American football player (born 1979)

John Russell Niklos II (born, June 19, 1979) is an American former professional football fullback.He was a 3 time all American TightEnd.

==Early life==
Niklos played high school football and track for Thomas Worthington High School where he was an All American in both Track and Football. He won the indoor track state championship in the 200 and 4x400 and his 4x400 team also won the Ohio state championship and placed second in the nation at the National Championship. He was all-state, all-region and all-district for football as well as honorable mention All-American.

==College career==
Safety was his first position as a collegiate athlete, at Ohio State University. Niklos played one season for the Buckeyes and soon thereafter transferred to Western Illinois University where he was a three-time All-American tight end. Niklos finished his career at Western Illinois statistically as the top tight end in W.I.U. history.

==Professional career==

After college, Niklos went undrafted and signed a free agent contract with the Seattle Seahawks.
He was placed on Seattle Seahawks practice squad. The St. Louis Rams moved him to the active roster due to the retirement of former Heisman Trophy winner Eric Crouch He then was a member of the St.
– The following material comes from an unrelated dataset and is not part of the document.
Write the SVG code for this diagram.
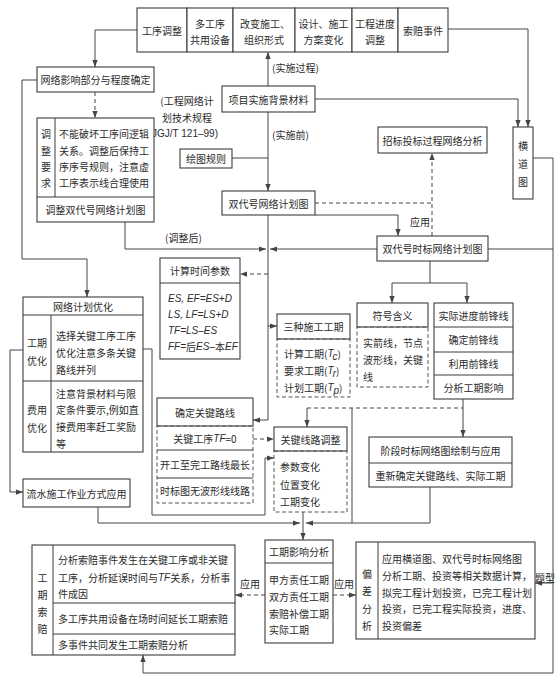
<svg xmlns="http://www.w3.org/2000/svg" width="560" height="682" viewBox="0 0 560 682">
<defs>
<style>
.box{fill:#fff;stroke:#3c3c3c;stroke-width:1.1}
.dbox{fill:none;stroke:#555;stroke-width:1;stroke-dasharray:4 2.5}
.dv{fill:none;stroke:#3c3c3c;stroke-width:1}
.ln{fill:none;stroke:#444;stroke-width:1}
.dl{stroke-dasharray:4 3}
text{font-family:"Noto Sans CJK SC","Noto Sans CJK TC",sans-serif;font-size:10px;fill:#2b2b2b;dominant-baseline:central}
.c{text-anchor:middle}
.f{font-family:"Liberation Sans","Noto Sans CJK SC",sans-serif;font-style:italic;font-size:10px}
.n{font-family:"Noto Sans CJK SC",sans-serif;font-style:normal}
</style>
<marker id="ah" viewBox="0 0 8 8" refX="8" refY="4" markerWidth="7" markerHeight="7" orient="auto" markerUnits="userSpaceOnUse"><path d="M0,1 L8,4 L0,7 z" fill="#444"/></marker>
</defs>
<rect width="560" height="682" fill="#fff"/>

<g id="connectors">
<path class="ln" d="M137,30 H95 V67" marker-end="url(#ah)"/>
<path class="ln dl" d="M95,92 V118" marker-end="url(#ah)"/>
<path class="ln" d="M37,80 H22 V259 H87 V297" marker-end="url(#ah)"/>
<path class="ln" d="M268,86 V52" marker-end="url(#ah)"/>
<path class="ln" d="M315,99 H518 V127" marker-end="url(#ah)"/>
<path class="ln" d="M448,29 H528 V127" marker-end="url(#ah)"/>
<path class="ln" d="M268,112 V191" marker-end="url(#ah)"/>
<path class="ln" d="M232,158 H268"/>
<path class="ln" d="M268,215 V420 H253" marker-end="url(#ah)"/>
<path class="ln dl" d="M268,274 H240" marker-end="url(#ah)"/>
<path class="ln" d="M268,326 H277" marker-end="url(#ah)"/>
<path class="ln" d="M125,222 V249 H266" marker-end="url(#ah)"/>
<path class="ln" d="M377,249 H270" marker-end="url(#ah)"/>
<path class="ln dl" d="M315,203 H432"/>
<path class="ln dl" d="M432,236 V153" marker-end="url(#ah)"/>
<path class="ln" d="M315,215 H398 V236" marker-end="url(#ah)"/>
<path class="ln" d="M533,158 H553 V673 H143 V655" marker-end="url(#ah)"/>
<path class="ln" d="M488,249 H553"/>
<path class="ln" d="M553,583 H535" marker-end="url(#ah)"/>
<path class="ln" d="M430,261 V283"/>
<path class="ln" d="M392,283 H467"/>
<path class="ln" d="M392,283 V303" marker-end="url(#ah)"/>
<path class="ln" d="M467,283 V303" marker-end="url(#ah)"/>
<path class="ln" d="M23,350 H10 V492 H23" marker-end="url(#ah)"/>
<path class="ln" d="M143,349 H152 V515 H265 V458 H274" marker-end="url(#ah)"/>
<path class="ln dl" d="M253,439 H274" marker-end="url(#ah)"/>
<path class="ln" d="M98,507 V523 H300" marker-end="url(#ah)"/>
<path class="ln" d="M430,487 V523 H306" marker-end="url(#ah)"/>
<path class="ln" d="M352,408 V523"/>
<path class="ln" d="M303,512 V540" marker-end="url(#ah)"/>
<path class="ln" d="M463,399 V408"/>
<path class="ln dl" d="M307,408 H463"/>
<path class="ln" d="M307,408 V427" marker-end="url(#ah)"/>
<path class="ln" d="M463,408 V437" marker-end="url(#ah)"/>
<path class="ln dl" d="M265,595 H235" marker-end="url(#ah)"/>
<path class="ln dl" d="M333,595 H356" marker-end="url(#ah)"/>
</g>

<g id="labels">
<text x="272" y="67">(实施过程)</text>
<text x="272" y="134">(实施前)</text>
<text class="c" x="187" y="100">(工程网络计</text>
<text class="c" x="187" y="117">划技术规程</text>
<text class="c" x="185" y="133" style="font-family:'Liberation Sans',sans-serif">JGJ/T 121–99)</text>
<text x="165" y="237">(调整后)</text>
<text class="c" x="420" y="221">应用</text>
<text class="c" x="250" y="583">应用</text>
<text class="c" x="344" y="583">应用</text>
<text class="c" x="545" y="577">题型</text>
</g>

<g id="n-gxtz"><rect class="box" x="137" y="8" width="50" height="44"/><text class="c" x="162" y="30">工序调整</text></g>
<g id="n-dgx"><rect class="box" x="187" y="8" width="46" height="44"/><text class="c" x="210" y="23">多工序</text><text class="c" x="210" y="39">共用设备</text></g>
<g id="n-gbsg"><rect class="box" x="233" y="8" width="62" height="44"/><text class="c" x="265" y="23">改变施工、</text><text class="c" x="264" y="39">组织形式</text></g>
<g id="n-sjsg"><rect class="box" x="295" y="8" width="57" height="44"/><text class="c" x="323.5" y="23">设计、施工</text><text class="c" x="323.5" y="39">方案变化</text></g>
<g id="n-gcjd"><rect class="box" x="352" y="8" width="46" height="44"/><text class="c" x="375" y="23">工程进度</text><text class="c" x="375" y="39">调整</text></g>
<g id="n-spsj"><rect class="box" x="398" y="8" width="50" height="44"/><text class="c" x="423" y="30">索赔事件</text></g>

<g id="n-wlyx"><rect class="box" x="37" y="67" width="117" height="25"/><text class="c" x="95.5" y="79.5">网络影响部分与程度确定</text></g>

<g id="n-tzyq"><rect class="box" x="37" y="118" width="117" height="104"/>
<path class="dv" d="M55,118 V197 M37,197 H154"/>
<text class="c" x="46" y="133">调</text><text class="c" x="46" y="150">整</text><text class="c" x="46" y="166">要</text><text class="c" x="46" y="182">求</text>
<text x="59" y="133">不能破坏工序间逻辑</text>
<text x="59" y="150">关系。调整后保持工</text>
<text x="59" y="166">序序号规则，注意虚</text>
<text x="59" y="182">工序表示线合理使用</text>
<text class="c" x="95.5" y="209.5">调整双代号网络计划图</text>
</g>

<g id="n-xmss"><rect class="box" x="222" y="86" width="93" height="26"/><text class="c" x="268.5" y="99">项目实施背景材料</text></g>
<g id="n-htgz"><rect class="box" x="180" y="149" width="52" height="19"/><text class="c" x="206" y="158.5">绘图规则</text></g>
<g id="n-sdh"><rect class="box" x="222" y="191" width="93" height="24"/><text class="c" x="268.5" y="203">双代号网络计划图</text></g>
<g id="n-zbtb"><rect class="box" x="378" y="127" width="109" height="26"/><text class="c" x="432.5" y="140">招标投标过程网络分析</text></g>
<g id="n-hdt"><rect class="box" x="513" y="127" width="20" height="72"/><text class="c" x="523" y="145">横</text><text class="c" x="523" y="163">道</text><text class="c" x="523" y="181">图</text></g>
<g id="n-sdhsb"><rect class="box" x="377" y="236" width="111" height="25"/><text class="c" x="432.5" y="248.5">双代号时标网络计划图</text></g>

<g id="n-jssj"><rect class="box" x="160" y="258" width="80" height="101"/>
<path class="dv" d="M160,283 H240"/>
<text class="c" x="200" y="270.5">计算时间参数</text>
<text class="f" x="168" y="298">ES, EF=ES+D</text>
<text class="f" x="168" y="314">LS, LF=LS+D</text>
<text class="f" x="168" y="330">TF=LS–ES</text>
<text class="f" x="168" y="346">FF=<tspan class="n">后</tspan>ES–<tspan class="n">本</tspan>EF</text>
</g>

<g id="n-szsg"><rect class="box" x="277" y="314" width="73" height="25"/><text class="c" x="313.5" y="326.5">三种施工工期</text>
<rect class="dbox" x="277" y="339" width="73" height="58"/>
<text x="284" y="353">计算工期(<tspan class="f">T</tspan><tspan class="f" font-size="7" dy="3">c</tspan><tspan dy="-3">)</tspan></text>
<text x="284" y="370">要求工期(<tspan class="f">T</tspan><tspan class="f" font-size="7" dy="3">r</tspan><tspan dy="-3">)</tspan></text>
<text x="284" y="387">计划工期(<tspan class="f">T</tspan><tspan class="f" font-size="7" dy="3">p</tspan><tspan dy="-3">)</tspan></text>
</g>

<g id="n-fhhy"><rect class="box" x="357" y="303" width="71" height="24"/><text class="c" x="392.5" y="315">符号含义</text>
<rect class="dbox" x="357" y="327" width="71" height="60"/>
<text x="363" y="342">实箭线，节点</text>
<text x="363" y="359">波形线，关键</text>
<text x="363" y="376">线</text>
</g>

<g id="n-sjjd"><rect class="box" x="434" y="303" width="79" height="96"/>
<path class="dv" d="M434,327 H513 M434,352 H513 M434,375 H513"/>
<text class="c" x="473.5" y="315">实际进度前锋线</text>
<text class="c" x="473.5" y="339.5">确定前锋线</text>
<text class="c" x="473.5" y="363.5">利用前锋线</text>
<text class="c" x="473.5" y="387">分析工期影响</text>
</g>

<g id="n-wljh"><rect class="box" x="23" y="297" width="120" height="155"/>
<path class="dv" d="M23,315 H143 M51,315 V452 M23,381 H143"/>
<text class="c" x="83" y="306">网络计划优化</text>
<text class="c" x="37" y="342">工期</text><text class="c" x="37" y="360">优化</text>
<text class="c" x="37" y="409">费用</text><text class="c" x="37" y="427">优化</text>
<text x="56" y="335">选择关键工序工序</text>
<text x="56" y="352">优化注意多条关键</text>
<text x="56" y="369">路线并列</text>
<text x="56" y="393">注意背景材料与限</text>
<text x="56" y="409">定条件要示,例如直</text>
<text x="56" y="426">接费用率赶工奖励</text>
<text x="56" y="443">等</text>
</g>

<g id="n-lssg"><rect class="box" x="23" y="479" width="107" height="28"/><text class="c" x="76.5" y="493">流水施工作业方式应用</text></g>

<g id="n-qdgj"><rect class="box" x="157" y="398" width="96" height="28"/><text class="c" x="205" y="412">确定关键路线</text>
<rect class="dbox" x="157" y="426" width="96" height="77"/>
<path class="dv" d="M157,450 H253 M157,478 H253" stroke="#666"/>
<text class="c" x="205" y="438">关键工序<tspan class="f">TF</tspan>=0</text>
<text class="c" x="205" y="464">开工至完工路线最长</text>
<text class="c" x="205" y="490.5">时标图无波形线线路</text>
</g>

<g id="n-gjxl"><rect class="box" x="274" y="427" width="73" height="24"/><text class="c" x="310.5" y="439">关键线路调整</text>
<rect class="dbox" x="274" y="451" width="73" height="61"/>
<text x="280" y="466">参数变化</text>
<text x="280" y="484">位置变化</text>
<text x="280" y="501">工期变化</text>
</g>

<g id="n-jdsb"><rect class="box" x="369" y="437" width="143" height="50"/>
<path class="dv" d="M369,463 H512"/>
<text class="c" x="440.5" y="450">阶段时标网络图绘制与应用</text>
<text class="c" x="440.5" y="475">重新确定关键路线、实际工期</text>
</g>

<g id="n-gqyx"><rect class="box" x="265" y="540" width="68" height="103"/>
<path class="dv" d="M265,563 H333"/>
<text class="c" x="299" y="551.5">工期影响分析</text>
<text x="269" y="579">甲方责任工期</text>
<text x="269" y="596">双方责任工期</text>
<text x="269" y="613">索赔补偿工期</text>
<text x="269" y="629">实际工期</text>
</g>

<g id="n-gqsp"><rect class="box" x="32" y="545" width="203" height="110"/>
<path class="dv" d="M53,545 V655 M53,603 H235 M53,634 H235"/>
<text class="c" x="42.5" y="577">工</text><text class="c" x="42.5" y="594">期</text><text class="c" x="42.5" y="611">索</text><text class="c" x="42.5" y="628">赔</text>
<text x="58" y="559">分析索赔事件发生在关键工序或非关键</text>
<text x="58" y="577">工序，分析延误时间与<tspan class="f">TF</tspan>关系，分析事</text>
<text x="58" y="593">件成因</text>
<text x="58" y="618.5">多工序共用设备在场时间延长工期索赔</text>
<text x="58" y="644.5">多事件共同发生工期索赔分析</text>
</g>

<g id="n-pcfx"><rect class="box" x="356" y="542" width="179" height="97"/>
<path class="dv" d="M378,542 V639"/>
<text class="c" x="367" y="573">偏</text><text class="c" x="367" y="590">差</text><text class="c" x="367" y="608">分</text><text class="c" x="367" y="625">析</text>
<text x="382" y="558">应用横道图、双代号时标网络图</text>
<text x="382" y="575">分析工期、投资等相关数据计算，</text>
<text x="382" y="592">拟完工程计划投资，已完工程计划</text>
<text x="382" y="608">投资，已完工程实际投资，进度、</text>
<text x="382" y="625">投资偏差</text>
</g>
</svg>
Louis Rams between 2002 and 2005 where Mike Martz labeled him "The Fastest Fullback In The NFL". [9] After that, Niklos played a season in Germany with NFL Europa and won a World Bowl with the Frankfurt Galaxy. Due to the cancellation of NFL Europa, he returned to the United States, and signed with the Cleveland Browns. Niklos also spent time with the Oakland Raiders and was on Injured Reserve with the Kansas City Chiefs.

== Post career ==
Niklos is currently owner of Acceleration Sports Performance and Midwest BOOM Football. He also is the Special Teams Coordinator at College Of Dupage where he helped lead the team to win the 2021, 2022, 2023, 2024, and 2025 Junior College National Championship.